Four-year-old me
No one wants to hear my story anymore. The story about my mother dying when I was only four years old. No one wants to admit that I still have pain and grief over losing her because I am sixty-seven years old now, and should be way past the acceptable time for mourning.
For so long I have felt societal rules about grief and the invisible timeline for sadness. ‘Hurry up,’ it says. ‘Get over it, so we don’t have to feel uncomfortable around you.’ My pain hurts others and touches them in a place so deep that they want to deny it is even there. No one says these things of course, but they side-step around me and cleave to the edge of the room or conversation as if I might poison them, or worse.
I’ve gotten very selective about who I share my story with. Most people are visibly shaken to hear that I grew up without a mother’s touch, but then they really don’t want to know more. It’s just too much, especially women I know who still have their mothers and who complain a little about having to take them places or call too often.
They are uneasy admitting that they have a different story. That their mothers were vividly alive, engaging, and understanding.
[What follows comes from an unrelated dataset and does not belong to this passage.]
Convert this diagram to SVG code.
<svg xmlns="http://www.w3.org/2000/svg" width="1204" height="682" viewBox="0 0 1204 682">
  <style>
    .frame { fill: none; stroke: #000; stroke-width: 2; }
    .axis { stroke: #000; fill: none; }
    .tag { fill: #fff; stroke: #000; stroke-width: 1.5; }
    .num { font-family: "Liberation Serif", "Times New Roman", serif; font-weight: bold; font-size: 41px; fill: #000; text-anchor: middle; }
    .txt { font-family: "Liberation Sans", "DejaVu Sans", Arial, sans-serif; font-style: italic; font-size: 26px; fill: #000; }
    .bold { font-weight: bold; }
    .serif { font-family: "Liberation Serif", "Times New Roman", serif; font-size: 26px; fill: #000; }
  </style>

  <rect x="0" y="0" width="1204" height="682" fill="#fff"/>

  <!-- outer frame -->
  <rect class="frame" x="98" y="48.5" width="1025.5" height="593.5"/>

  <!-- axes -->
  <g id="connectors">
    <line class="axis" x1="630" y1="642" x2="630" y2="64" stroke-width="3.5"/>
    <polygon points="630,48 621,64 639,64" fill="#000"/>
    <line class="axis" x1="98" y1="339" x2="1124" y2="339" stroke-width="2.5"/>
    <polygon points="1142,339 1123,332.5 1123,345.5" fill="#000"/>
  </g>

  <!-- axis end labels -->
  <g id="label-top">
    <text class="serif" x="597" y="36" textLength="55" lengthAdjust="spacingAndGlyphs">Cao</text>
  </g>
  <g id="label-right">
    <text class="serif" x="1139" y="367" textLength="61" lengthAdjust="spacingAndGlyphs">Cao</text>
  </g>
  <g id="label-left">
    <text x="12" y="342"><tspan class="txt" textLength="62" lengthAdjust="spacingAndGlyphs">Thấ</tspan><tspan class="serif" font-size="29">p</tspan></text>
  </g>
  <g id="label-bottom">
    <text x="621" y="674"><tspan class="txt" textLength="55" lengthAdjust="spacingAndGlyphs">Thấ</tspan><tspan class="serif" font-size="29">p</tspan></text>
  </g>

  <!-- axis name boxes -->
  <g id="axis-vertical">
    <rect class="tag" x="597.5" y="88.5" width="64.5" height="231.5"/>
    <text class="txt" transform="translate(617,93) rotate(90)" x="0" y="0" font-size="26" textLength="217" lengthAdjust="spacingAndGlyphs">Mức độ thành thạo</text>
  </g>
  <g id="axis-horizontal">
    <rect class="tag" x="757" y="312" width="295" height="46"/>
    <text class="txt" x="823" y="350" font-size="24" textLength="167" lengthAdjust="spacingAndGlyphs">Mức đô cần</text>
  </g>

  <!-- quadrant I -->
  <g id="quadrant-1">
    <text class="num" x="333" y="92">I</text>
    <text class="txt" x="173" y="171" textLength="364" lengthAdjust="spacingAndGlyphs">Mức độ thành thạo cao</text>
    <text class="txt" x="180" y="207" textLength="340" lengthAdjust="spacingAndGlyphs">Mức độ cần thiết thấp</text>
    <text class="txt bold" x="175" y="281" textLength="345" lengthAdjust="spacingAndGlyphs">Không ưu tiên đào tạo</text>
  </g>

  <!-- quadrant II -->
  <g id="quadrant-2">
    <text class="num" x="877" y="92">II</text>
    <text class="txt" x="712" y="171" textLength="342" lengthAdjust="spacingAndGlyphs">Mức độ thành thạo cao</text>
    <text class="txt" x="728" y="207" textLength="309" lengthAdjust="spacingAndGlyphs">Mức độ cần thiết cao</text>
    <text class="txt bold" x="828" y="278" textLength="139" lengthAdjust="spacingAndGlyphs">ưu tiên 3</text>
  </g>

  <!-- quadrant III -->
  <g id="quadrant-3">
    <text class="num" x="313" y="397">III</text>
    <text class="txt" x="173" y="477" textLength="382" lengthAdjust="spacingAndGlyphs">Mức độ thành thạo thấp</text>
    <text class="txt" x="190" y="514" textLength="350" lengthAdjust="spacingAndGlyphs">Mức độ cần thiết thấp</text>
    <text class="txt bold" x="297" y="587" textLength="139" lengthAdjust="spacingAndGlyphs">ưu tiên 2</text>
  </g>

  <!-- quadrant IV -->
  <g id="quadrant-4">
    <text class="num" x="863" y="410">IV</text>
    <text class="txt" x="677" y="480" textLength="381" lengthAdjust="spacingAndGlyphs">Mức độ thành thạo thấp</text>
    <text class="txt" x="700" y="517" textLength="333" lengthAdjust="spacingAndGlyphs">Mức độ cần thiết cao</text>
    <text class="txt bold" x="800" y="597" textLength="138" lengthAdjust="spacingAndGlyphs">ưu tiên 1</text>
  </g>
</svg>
Some are embarrassed to tell me good things about their mama’s and to some, I want to say, “Be grateful! Be glad you can still tell her you love her and breathe in her scent.” But, no one wants to be told, “Be grateful.” It’s like coaxing a child with, “Tell the nice lady thank you.” And the child says, “Thank you.” with very little feeling.
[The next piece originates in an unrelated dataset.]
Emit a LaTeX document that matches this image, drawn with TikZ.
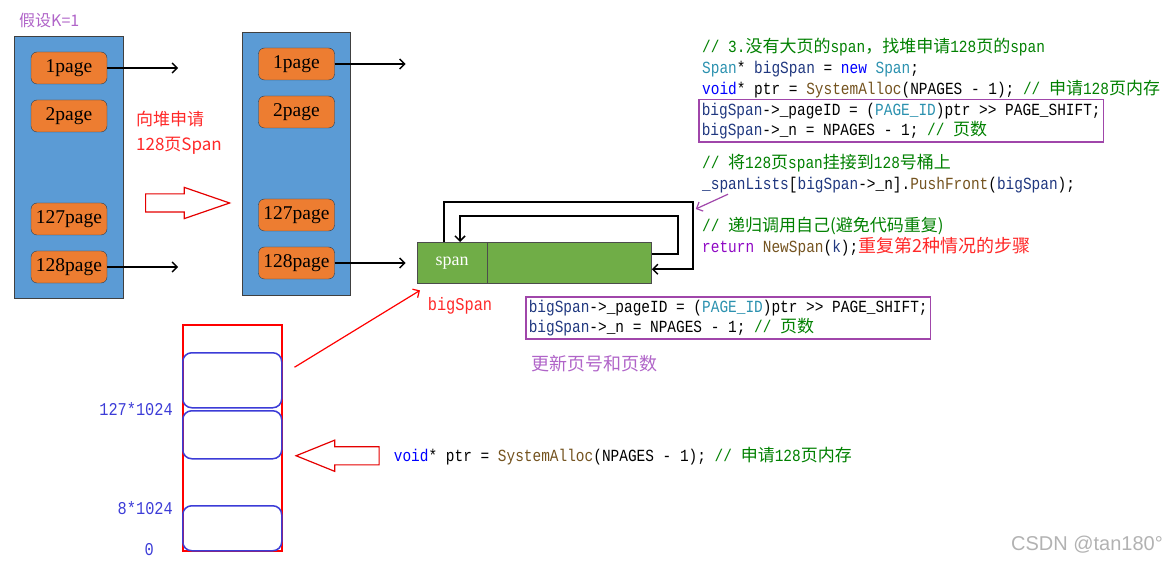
\documentclass[tikz,border=0pt]{standalone}
\usepackage{fontspec}
\setmainfont{Liberation Serif}
\newfontfamily\codefont[FakeStretch=0.85]{Liberation Mono}
\newfontfamily\cjk{Noto Sans CJK SC}
\newfontfamily\markfont{Liberation Sans}
\usetikzlibrary{positioning,arrows.meta,shapes.arrows}

\definecolor{stackblue}{RGB}{91,155,213}
\definecolor{pageorange}{RGB}{237,125,49}
\definecolor{spangreen}{RGB}{112,173,71}
\definecolor{notered}{RGB}{255,40,40}
\definecolor{notepurple}{RGB}{176,100,200}
\definecolor{boxpurple}{RGB}{160,70,170}
\definecolor{memblue}{RGB}{60,60,215}
\definecolor{codegreen}{RGB}{0,128,0}
\definecolor{codeteal}{RGB}{43,145,175}
\definecolor{codeblue}{RGB}{0,0,255}
\definecolor{codebrown}{RGB}{116,83,31}
\definecolor{codevar}{RGB}{31,55,127}
\definecolor{codereturn}{RGB}{143,8,196}

\newcommand\zh[1]{{\cjk #1}}
\newcommand\cmt[1]{\textcolor{codegreen}{#1}}
\newcommand\tp[1]{\textcolor{codeteal}{#1}}
\newcommand\kw[1]{\textcolor{codeblue}{#1}}
\newcommand\fn[1]{\textcolor{codebrown}{#1}}
\newcommand\vr[1]{\textcolor{codevar}{#1}}

\begin{document}
\begin{tikzpicture}[x=1pt, y=-1pt, >={Straight Barb[length=5pt,width=10pt]},
  every node/.style={inner sep=0pt},
  stack/.style={draw=black!75, fill=stackblue, line width=0.8pt,
    anchor=north west, minimum width=109pt, minimum height=262pt},
  page/.style={draw=stackblue!40!black, fill=pageorange, rounded corners=6pt,
    minimum width=76pt, minimum height=32pt, font=\fontsize{19.5}{20}\selectfont},
  link/.style={->, line width=1.5pt},
  code/.style={anchor=base west, font=\codefont\fontsize{17}{20.5}\selectfont},
  codebox/.style={code, anchor=north west, align=left, draw=boxpurple,
    line width=1.5pt, inner xsep=3pt, inner ysep=3pt},
  hollow/.style={single arrow, draw=red!90!black, fill=white, line width=1.2pt,
    inner xsep=0pt, inner ysep=8.5pt, single arrow head extend=6.5pt},
  memblock/.style={draw=memblue, line width=1.5pt, rounded corners=9pt,
    minimum width=99pt, anchor=north west},
  memlabel/.style={anchor=east, text=memblue, font=\codefont\fontsize{18}{20}\selectfont}]
  \useasboundingbox (0,0) rectangle (1173,564);

  % free lists before and after
  \node[text=notepurple, anchor=west, font=\cjk\fontsize{16}{18}\selectfont] (assume) at (19,20) {假设K=1};
  \node[stack] (stackL) at (14,36) {};
  \node[stack, minimum width=108pt, minimum height=263pt] (stackR) at (242,32) {};
  \foreach \n/\y in {1/68,2/116,127/219,128/267} {
    \node[page] (pL\n) at (69,\y) {\n page};
    \node[page] (pR\n) at (296.5,\y-4) {\n page};
  }
  \draw[link] (pL1.east) -- ++(71,0);
  \draw[link] (pL128.east) -- ++(71,0);
  \draw[link] (pR1.east) -- ++(71,0);
  \draw[link] (pR128.east) -- ++(71,0);

  \node[text=notered, align=left, font=\cjk\fontsize{17}{25}\selectfont] (heapreq) at (179,133)
  {向堆申请\\128页Span};
  \node[hollow, minimum height=84pt, single arrow tip angle=38, anchor=tail] (growarrow) at (145,203) {};

  % the new span
  \node[draw=black!70, fill=spangreen, minimum width=70pt, minimum height=41pt,
  anchor=north west, text=white, font=\fontsize{18}{20}\selectfont] (spanhead) at (417,242) {span};
  \node[draw=black!70, fill=spangreen, minimum width=164pt, minimum height=41pt,
  right=0pt of spanhead] (spanbody) {};
  \node[text=notered, font=\codefont\fontsize{18}{20}\selectfont] (bigspan) at (460,306) {bigSpan};

  \coordinate (loopright) at ([xshift=41pt]spanbody.east);
  \draw[link] ([xshift=27pt]spanhead.north west) -- ++(0,-40) coordinate (outertop)
  -- (outertop -| loopright) coordinate (loopcorner)
  |- ([yshift=-6.5pt]spanbody.east);
  \draw[link] ([yshift=8.5pt]spanbody.east) -- ++(26,0) |- ([xshift=43pt,yshift=26pt]spanhead.north west)
  -- ([xshift=43pt]spanhead.north west);

  % source code
  \node[code] (c1) at (702,52.5) {\cmt{// 3.\zh{没有大页的}span\zh{，找堆申请}128\zh{页的}span}};
  \node[code] (c2) at (702,73.5) {\tp{Span}* \vr{bigSpan} = \kw{new} \tp{Span};};
  \node[code] (c3) at (702,94.5) {\kw{void}* ptr = \fn{SystemAlloc}(NPAGES - 1); \cmt{// \zh{申请}128\zh{页内存}}};
  \node[codebox] (setbox) at (698,99) {\vr{bigSpan}->\_pageID = (\tp{PAGE\_ID})ptr >{}> PAGE\_SHIFT;\\
    \vr{bigSpan}->\_n = NPAGES - 1; \cmt{// \zh{页数}}};
  \node[code] (c4) at (702,168.5) {\cmt{// \zh{将}128\zh{页}span\zh{挂接到}128\zh{号桶上}}};
  \node[code] (c5) at (702,189.5) {\vr{\_spanLists}[\vr{bigSpan}->\_n].\fn{PushFront}(\vr{bigSpan});};
  \node[code] (c6) at (702,231.5) {\cmt{// \zh{递归调用自己(避免代码重复)}}};
  \node[code] (c7) at (702,252.5) {\textcolor{codereturn}{return} \fn{NewSpan}(\vr{k});{\cjk\color{notered}\fontsize{18}{20}\selectfont 重复第2种情况的步骤}};
  \draw[link, boxpurple, line width=1.2pt] ([xshift=26pt,yshift=-1pt]c5.south west)
  -- ([xshift=3pt,yshift=-7pt]loopcorner);

  \node[codebox] (updbox) at (525,296) {\vr{bigSpan}->\_pageID = (\tp{PAGE\_ID})ptr >{}> PAGE\_SHIFT;\\
    \vr{bigSpan}->\_n = NPAGES - 1; \cmt{// \zh{页数}}};
  \node[text=notepurple, font=\cjk\fontsize{18}{20}\selectfont] (updnote) at (594,364) {更新页号和页数};

  % memory from the system
  \node[draw=red, line width=1.5pt, minimum width=99pt, minimum height=226pt, anchor=north west] (mem) at (182,324) {};
  \node[memblock, minimum height=55pt] (blk1) at (182,352) {};
  \node[memblock, minimum height=48pt] (blk2) at (182,410) {};
  \node[memblock, minimum height=45pt] (blk3) at (182,505) {};
  \node[memlabel] (l127) at ([xshift=-9pt,yshift=-1pt]blk1.south west) {127*1024};
  \node[memlabel] (l8) at ([xshift=-9pt,yshift=-3pt]blk3.north west) {8*1024};
  \node[memlabel] (l0) at ([xshift=-28pt,yshift=2pt]blk3.south west) {0};
  \draw[link, red, line width=1.2pt] ([xshift=12pt,yshift=13pt]blk1.east) -- ([xshift=3pt,yshift=-7pt]spanhead.south west);

  \node[hollow, minimum height=83pt, single arrow tip angle=44, shape border rotate=180, anchor=tip]
  (allocarrow) at ([xshift=12pt,yshift=-21pt]blk2.east) {};
  \node[code, anchor=west] (alloc) at ([xshift=14pt]allocarrow.tail)
  {\kw{void}* ptr = \fn{SystemAlloc}(NPAGES - 1); \cmt{// \zh{申请}128\zh{页内存}}};

  \node[text=black!30, font=\markfont\fontsize{20}{22}\selectfont] (mark) at (1087,545) {CSDN @tan180°};
\end{tikzpicture}
\end{document}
“I am grateful,” they say and maybe they are, but it is really to silence me more than anything else, and then the subject changes. I am never ready to change the subject, but I hear the whisper, “No one wants to hear your story.”
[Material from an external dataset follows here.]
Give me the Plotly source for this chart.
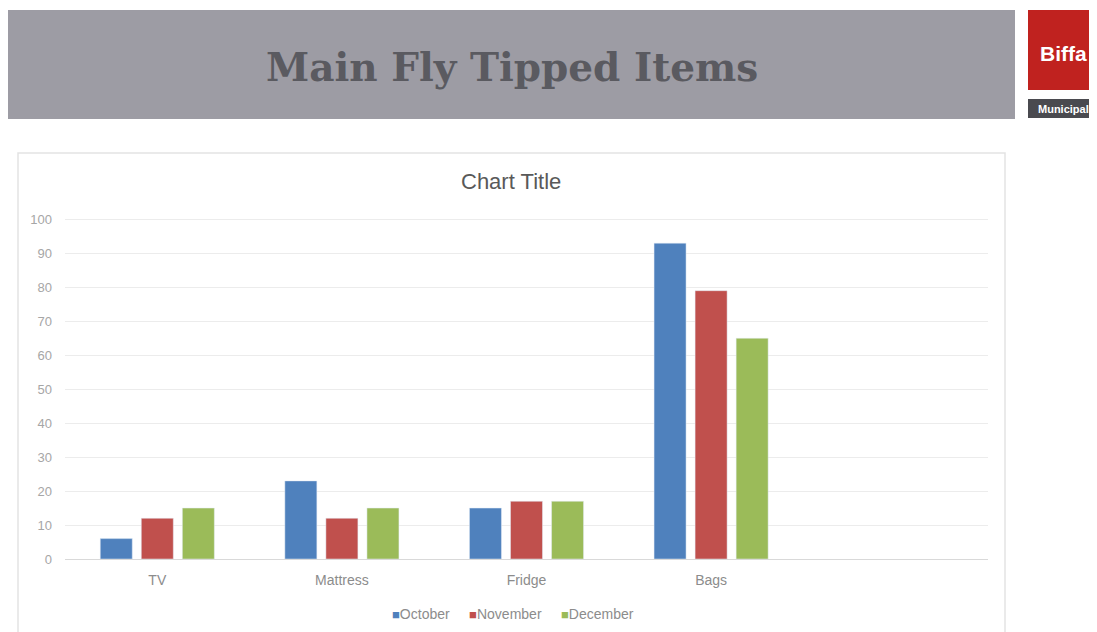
import plotly.graph_objects as go

# chart data
categories = ['TV', 'Mattress', 'Fridge', 'Bags']
series = ['October', 'November', 'December']
october = [6, 23, 15, 93]
november = [12, 12, 17, 79]
december = [15, 15, 17, 65]
colors = ['#4f81bd', '#c0504d', '#9bbb59']

W, H = 1097, 632
OFF = 8  # page body margin


def px_x(x):
    return (x - OFF) / W


def px_y(y):
    return 1 - (y - OFF) / H


fig = go.Figure()
for name, vals, c in zip(series, [october, november, december], colors):
    fig.add_trace(go.Bar(name=name, x=categories, y=vals, marker_color=c, showlegend=False))

# banner, logo and chart frame
shapes = [
    dict(type='rect', xref='paper', yref='paper', x0=px_x(8), x1=px_x(1015), y0=px_y(119), y1=px_y(10),
         fillcolor='#9d9ca4', line_width=0, layer='below'),
    dict(type='rect', xref='paper', yref='paper', x0=px_x(1028), x1=px_x(1105), y0=px_y(90), y1=px_y(10),
         fillcolor='#c0221f', line_width=0, layer='below'),
    dict(type='rect', xref='paper', yref='paper', x0=px_x(1028), x1=px_x(1105), y0=px_y(118), y1=px_y(99),
         fillcolor='#4a4a4f', line_width=0, layer='below'),
    dict(type='rect', xref='paper', yref='paper', x0=px_x(18), x1=px_x(1005), y0=px_y(645), y1=px_y(153),
         fillcolor='rgba(0,0,0,0)', line=dict(color='#e3e3e3', width=1.5), layer='below'),
]

annotations = [
    dict(text='<b>Main Fly Tipped Items</b>', x=px_x(512), y=px_y(67),
         font=dict(family='DejaVu Serif', size=39, color='#5a5a60')),
    dict(text='<b>Biffa</b>', x=px_x(1063), y=px_y(53),
         font=dict(family='Liberation Sans Narrow, Liberation Sans', size=21, color='white')),
    dict(text='<b>Municipal</b>', x=px_x(1063), y=px_y(109),
         font=dict(family='Liberation Sans Narrow, Liberation Sans', size=11, color='white')),
    dict(text='Chart Title', x=px_x(511), y=px_y(181),
         font=dict(family='Liberation Sans', size=22, color='#595959')),
]

# legend drawn as a line of text
legend_text = '&nbsp;&nbsp;&nbsp;&nbsp;&nbsp;'.join(
    f'<span style="color:{c};font-size:13px">■</span>{n}' for n, c in zip(series, colors))
annotations.append(dict(text=legend_text, x=px_x(513), y=px_y(614),
                        font=dict(family='Liberation Sans', size=14, color='#8c8c8c')))

for a in annotations:
    a.update(xref='paper', yref='paper', showarrow=False, xanchor='center', yanchor='middle')

fig.update_layout(
    width=W, height=H,
    margin=dict(l=0, r=0, t=0, b=0),
    paper_bgcolor='white', plot_bgcolor='white',
    barmode='group', bargap=0.333, bargroupgap=0.22,
    font=dict(family='Liberation Sans', color='#8c8c8c', size=13),
    shapes=shapes, annotations=annotations,
    xaxis=dict(domain=[px_x(65), px_x(988)], range=[-0.5, 4.5], showgrid=False, automargin=False,
               showline=True, linecolor='#d9d9d9', ticks='', ticklabelstandoff=8,
               tickfont=dict(size=14, color='#8c8c8c')),
    yaxis=dict(domain=[px_y(559), px_y(218)], range=[0, 100.4], dtick=10, showgrid=True, automargin=False,
               gridcolor='#ececec', zeroline=False, showline=False, ticks='', ticklabelstandoff=12,
               tickfont=dict(size=13, color='#a6a6a6')),
)

fig.write_html('out.html')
“Am I too much?” I ask myself. “Am I just supposed to stay quiet and not tell my truth?”
It stifles me and mashes my spirit like a corset that labors my breath. Sometimes I even become ashamed or worse…silent. The grief turns in on me and feels sticky and complicated, like an expiration date that tells me it is too late to talk about this, the pain should have run out by now, but it hasn’t. It has lessened, of course, but it’s there right under the surface….waiting.
Please don’t shy away from those who have a different story. Pray for enough peace to hold space for those who grieve. It will bless them and you, beyond measure. How else do we learn from each other? How else do we really know another soul? Don’t be afraid to witness someone else’s pain. Feel it together, talk about it, breathe through it, and embrace each other. Hold the ache in a sacred place and dare to learn something new about yourself, dare to hear the story. We all have one to tell.